Growing culinary herbs:Part  2
Dill flourishing in a garden at Sophia., Georgetown.
Dill flourishing in a garden at Sophia., Georgetown.

If you don’t have this in your garden as yet then you should.

Dill-its scientific name anethum graveolens, is a most useful and easy to grow culinary herb that also serves medicinal purposes.
Dill is a member of the carrot family and is an erect, freely branching annual herb with finely dissected, lacy, blue-green foliage.
It is grown for its seeds and foliage.
For the conscientious cook, dill is the name of the herb that can make your cooking look and taste like a work of genius.
Dill is the principal flavouring in pickles and is also used to add zest to potato salads, egg salads and to flavour vinegars and sauces for fish.
Dill goes well with cabbage and other boiled vegetables. Often the seeds are used for these purposes, but the leaves serve equally well.
The dill leaves and seeds are a tasty flavouring for fish, lamb, new potatoes and peas.
Dill is a very popular flavouring in northern, central and eastern European countries almost indispensable in Russian and Scandinavian cookery.
In India, ‘Sowa’ dill, which is more pungent than European and American varieties, is an essential ingredient in curry.
Dill should however be used at the end of cooking, because cooking will destroy most of its flavour
Dill is mostly a culinary herb, but experts say that it does have some value in medicine, mostly as a stomach soother and anti-gas remedy.
It is also said to increase mother’s milk and help treat breast congestion from nursing. It is mild, and makes a good remedy for colic in babies.
In many parts of the world, the seed is also used to make dill water or tea which treats indigestion, flatulence, hiccups, stomach and menstrual cramps, insomnia, colds, flu and colic.
It is a constituent of gripe water and other children’s medicines because of its ability to ease flatulence and colic.
Dill is also said to an appetite stimulant among many other medicinal properties.
The dill plant grows about 3-5 ft (0.9-1.5 m) tall and sometimes gets top heavy and falls over.
It is a very attractive plant with wispy feathery leaves and all parts are strongly aromatic.

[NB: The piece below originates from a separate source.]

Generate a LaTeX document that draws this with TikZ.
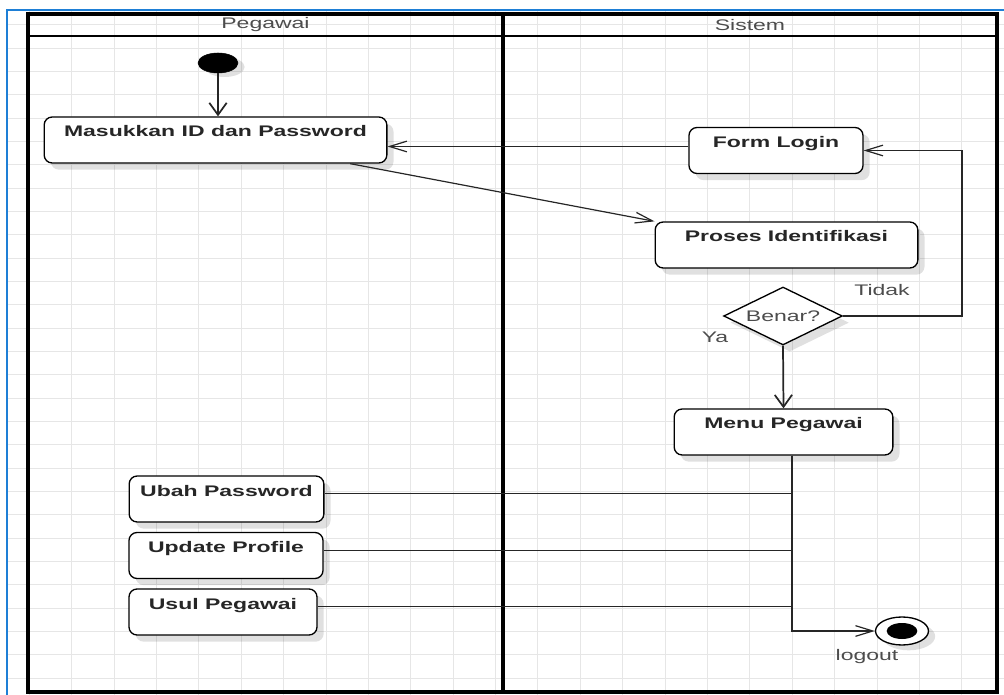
\documentclass[tikz,border=0pt]{standalone}
\usepackage{fontspec}
\usetikzlibrary{arrows.meta,shapes.geometric,shadows}
\newfontfamily\umlfont[FakeStretch=1.5]{Liberation Sans}
\definecolor{frameblue}{HTML}{1E7FD6}
\definecolor{gridgray}{HTML}{E6E6E6}

\begin{document}
\begin{tikzpicture}[x=0.75pt,y=-0.75pt,
  font=\umlfont\fontsize{11.5}{13}\selectfont,
  act/.style={draw,rounded corners=6pt,fill=white,line width=1pt,inner sep=0pt,
    text height=15pt,text depth=19.5pt,text=black!85,
    font=\umlfont\bfseries\fontsize{11.5}{13}\selectfont,
    drop shadow={shadow xshift=5pt,shadow yshift=-5pt,fill=black,opacity=0.12}},
  flow/.style={line width=0.9pt,black!85},
  harr/.style={flow,-{Straight Barb[length=13pt,width=8pt]}},
  varr/.style={flow,line width=1.3pt,-{Straight Barb[length=9pt,width=13pt]}},
  note/.style={text=black!70}]
\useasboundingbox (0,0) rectangle (1004,695);

% grid
\foreach \i in {0,...,23}
  \draw[gridgray,line width=0.6pt] (29.3+42.38*\i,10) -- (29.3+42.38*\i,695);
\foreach \j in {1,...,29}
  \draw[gridgray,line width=0.6pt] (7,1.5+23.33*\j) -- (1004,1.5+23.33*\j);
\draw[frameblue,line width=1.8pt] (7,695) -- (7,10) -- (1004,10);

% swimlanes
\draw[line width=2.8pt] (28,14) rectangle (997,692);
\draw[line width=2.8pt] (503,14) -- (503,692);
\draw[line width=1.6pt] (28,36) -- (997,36);
\node[note] (pegawai) at (265.5,25) {Pegawai};
\node[note] (sistem) at (750,25) {Sistem};

\node[draw,fill=black,ellipse,minimum width=30pt,minimum height=15pt,inner sep=0pt,
  drop shadow={shadow xshift=5pt,shadow yshift=-3pt,fill=black,opacity=0.12}] (start) at (218,63) {};
\node[act,minimum width=257pt] (masuk) at (215.5,140) {Masukkan ID dan Password};
\node[act,minimum width=130.5pt] (login) at (776,150.5) {Form Login};
\node[act,minimum width=197pt] (proses) at (786.5,245) {Proses Identifikasi};
\node[draw,diamond,fill=white,line width=1pt,inner sep=0pt,minimum width=89pt,minimum height=43.5pt,note,
  drop shadow={shadow xshift=5pt,shadow yshift=-5pt,fill=black,opacity=0.12}] (cek) at (783,316) {\makebox[0pt]{Benar?}};
\node[note] (tidak) at (882,290) {Tidak};
\node[note] (ya) at (715,337) {Ya};
\node[act,minimum width=164pt] (menu) at (783.5,432) {Menu Pegawai};
\node[act,minimum width=146pt] (ubah) at (226.5,499) {Ubah Password};
\node[act,minimum width=145.5pt] (update) at (226,555.5) {Update Profile};
\node[act,minimum width=141pt] (usul) at (223,612) {Usul Pegawai};
\node[draw,ellipse,fill=white,line width=1pt,minimum width=39.75pt,minimum height=21pt,inner sep=0pt,
  drop shadow={shadow xshift=5pt,shadow yshift=-4pt,fill=black,opacity=0.12}] (final) at (902,631) {};
\node[fill=black,ellipse,minimum width=23pt,minimum height=12pt,inner sep=0pt] (finaldot) at (final) {};
\node[note] (logout) at (867,657) {logout};
\coordinate (trunk) at ([xshift=6.4pt]menu.south);

\draw[varr] (start.south) -- (start.south |- masuk.north);
\draw[harr] ([yshift=3pt]login.west) -- ([yshift=3pt]login.west -| masuk.east);
\draw[harr] ([xshift=-28pt]masuk.south east) -- (proses.north west);
\draw[varr] (cek.south) -- (menu.north);
\draw[harr] (cek.east) -- ++(119,0) |- (login.east);
\draw[harr] (trunk) |- (final.west);
\draw[flow] ([yshift=4pt]ubah.east) -- ([yshift=4pt]ubah.east -| trunk);
\draw[flow] ([yshift=4pt]update.east) -- ([yshift=4pt]update.east -| trunk);
\draw[flow] ([yshift=4pt]usul.east) -- ([yshift=4pt]usul.east -| trunk);
\end{tikzpicture}
\end{document}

The flowers are yellow and borne in large, rounded, compound umbrella-like clusters in which all the flower stems originate from the same point on stiff, hollow stems
Dill can be grown in small space in the kitchen garden or in containers. It is tolerant of most climatic conditions and easy to germinate, so it causes few problems for novice gardeners.
Dill will grow well in most soils. Prepare the soil by digging to a spade and a half depth.
The long tap roots of dill need to be able to grow without hitting solid soil.
Incorporate some long lasting organic fertiliser such as compost, at the rate of two handfuls per square meter (yard).
The seedlings will emerge in two weeks or so, and should be thinned to 24cm (9in) apart.
Dill will produce wispy leaves growing on a single stem about 75cm (30in) high, which can be harvested about eight weeks after sowing.
The long tapered roots of dill will ensure that it is unlikely to need watering in all but the most extreme dry conditions.
The only care required is to keep the plants weed free
Seeds are available at seed plant nurseries and plant shops in and around  Georgetown.